An auto worker works the production line at the Ford Motor Co. Rouge Electric Vehicle Cent
Emily Elconin/Bloomberg via Getty Images

Manufacturing Gets Its Groove Back

The manufacturing sector is hitting a note that’s been sorely missed in recent acts: the sound of recovery.

Data from the Federal Reserve Bank of Dallas’s latest manufacturing survey suggests the factory gears are finally humming a tune that doesn’t sound like a dirge. The production index, the key measure of manufacturing conditions, rose 16 points to 1.0, suggesting stabilization after a month of falling activity.

The index for general business activity in February increased to minus 11.3 from minus 27.4 in January, still negative but much less so.

Perhaps most importantly, the new orders index—a key measure of demand—jumped 18 points to 5.2, its first positive reading since May 2022. The capacity and utilization indexes moved up sharply, exiting the contraction territory for the neutral zone.

We heard a similar tune last week when the S&P Global Purchasing Managers Index indicated that manufacturing activity across the country expanded, with factory output rising at the fastest rate in 10 months. This was the first time in three months that manufacturing and services expanded in harmony.

Knock, Knock: Housing Is Coming Back

The housing market, not to be upstaged, is putting on its own performance. New home sales, though not quite hitting the high notes some expected in January, have nonetheless strung together a couple of months of growth. And last week we learned that existing home sales came in higher than expected.

This suggests that the chorus of doom that’s been forecasting the economic hangover from last year’s interest rate hikes might need to tune their instruments. The current score being played by the nuts-and-bolts economy—manufacturing and construction—suggests that rather than tripping over the legacies of past hikes, we’re dancing past them. Maybe it’s the whispered promises of rate cuts that’s got the economy cutting a rug, or perhaps the economy’s just got rhythm.

(iStock/Getty Images)

The focus in the coming week will be on the Commerce Department’s report on the personal consumption expenditure price index for January. While the year-over-year metrics are expected to show a decline (thanks to the magic of base effects), the month-to-month numbers will most likely indicate that inflation is reaccelerating, following the choreography already set out by the producer price index and the consumer price index.

The Fed Question: More Than Just a Matter of Timing

The betting tables have seen some action, with odds for a June rate cut now looking less like a sure thing and more like a cautious wager. It seems Wall Street is growing increasingly skeptical about the timing of the Fed’s next move, shifting the bets further out on the calendar. The CME Group’s FedWatch tool currently doesn’t raise the odds of a cut above 90 percent until September, and it now indicates just three cuts this year with a longshot of a fourth cut.

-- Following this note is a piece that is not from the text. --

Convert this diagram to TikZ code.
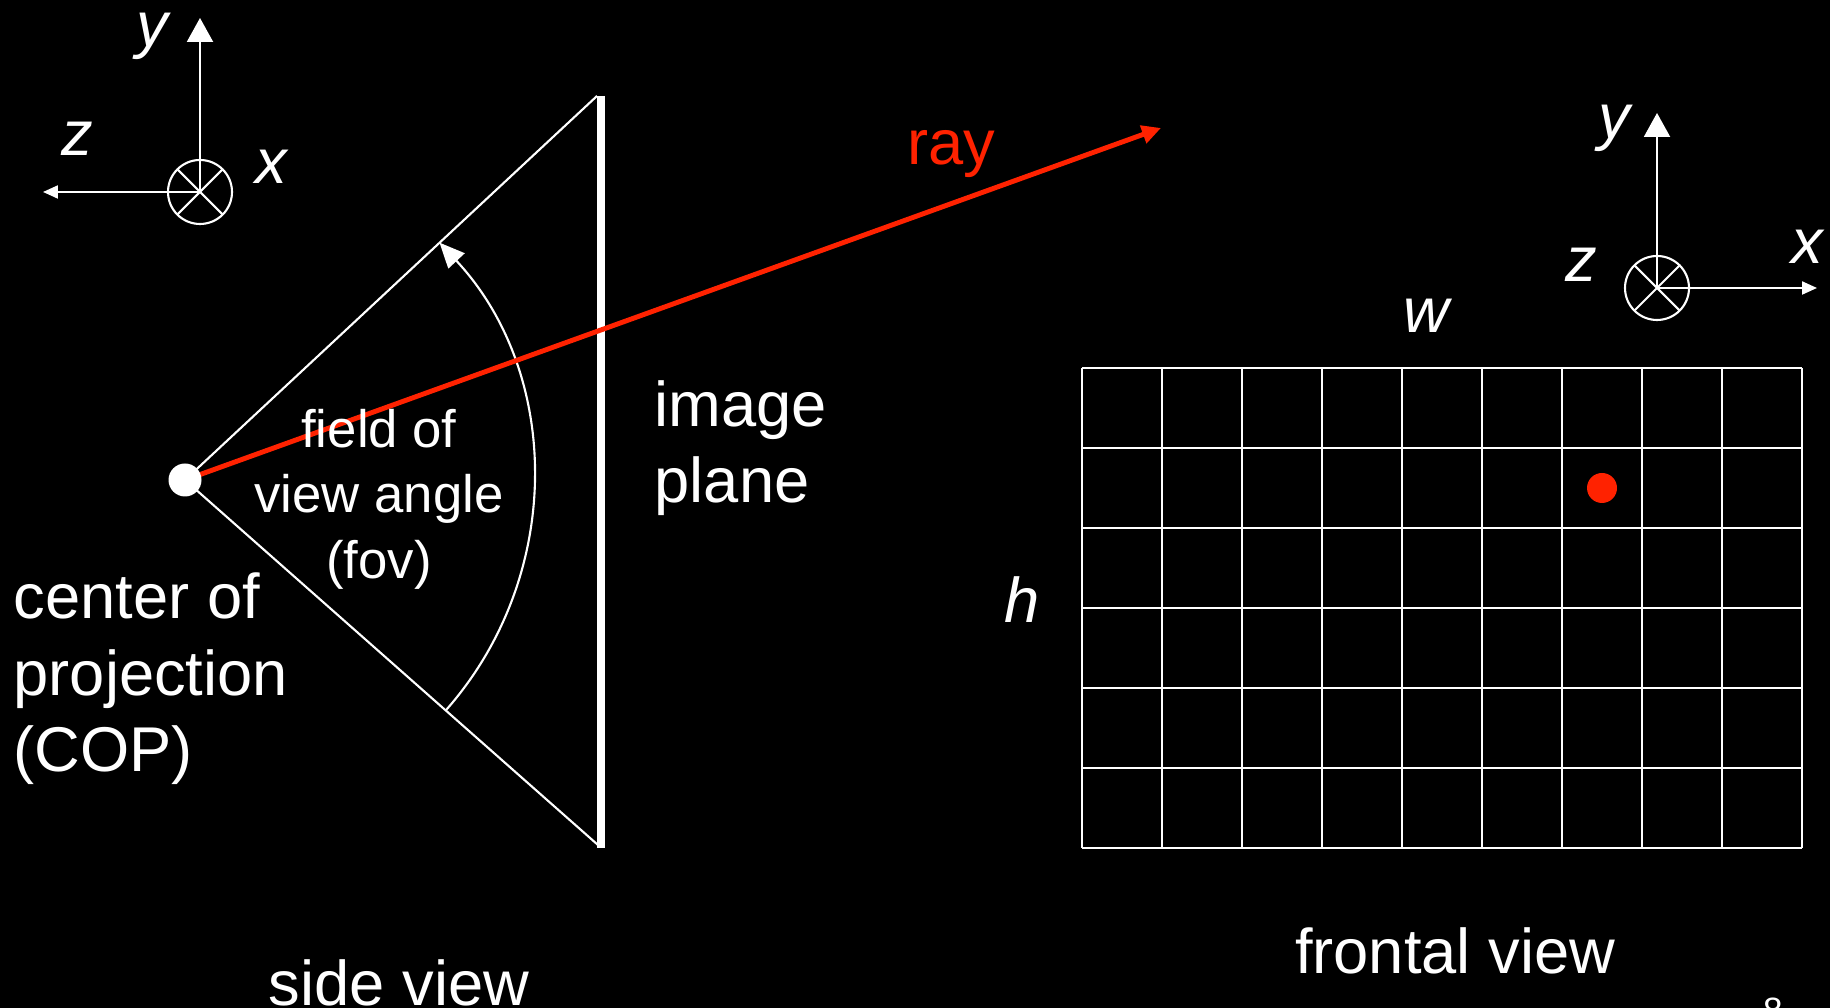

The next move might not be to push back the timing but to cast doubt on the idea of the Fed cutting at all.

Lindsey Piegza of Stifel Nicolaus on Tuesday echoed the recent thoughts of Larry Summers, suggesting on Bloomberg TV that the Fed might have cause to raise rates this year. Like Summers and Breitbart Business Digest, Piegza is not saying that she thinks a hike is likely—just that it may be justified and is not as unlikely as the market thinks.

“At this point, I think the Fed is simply more likely to remain on the sidelines, keeping rates higher for longer rather than re-engaging in further rate hikes,” Piegza said. “But again I’m not convinced that this is the right level for the Fed funds rate in order to get us back, to ensure that we get back to price stability.”

Last year was the year of the missing recession. This year might be the year of the missing rate cuts.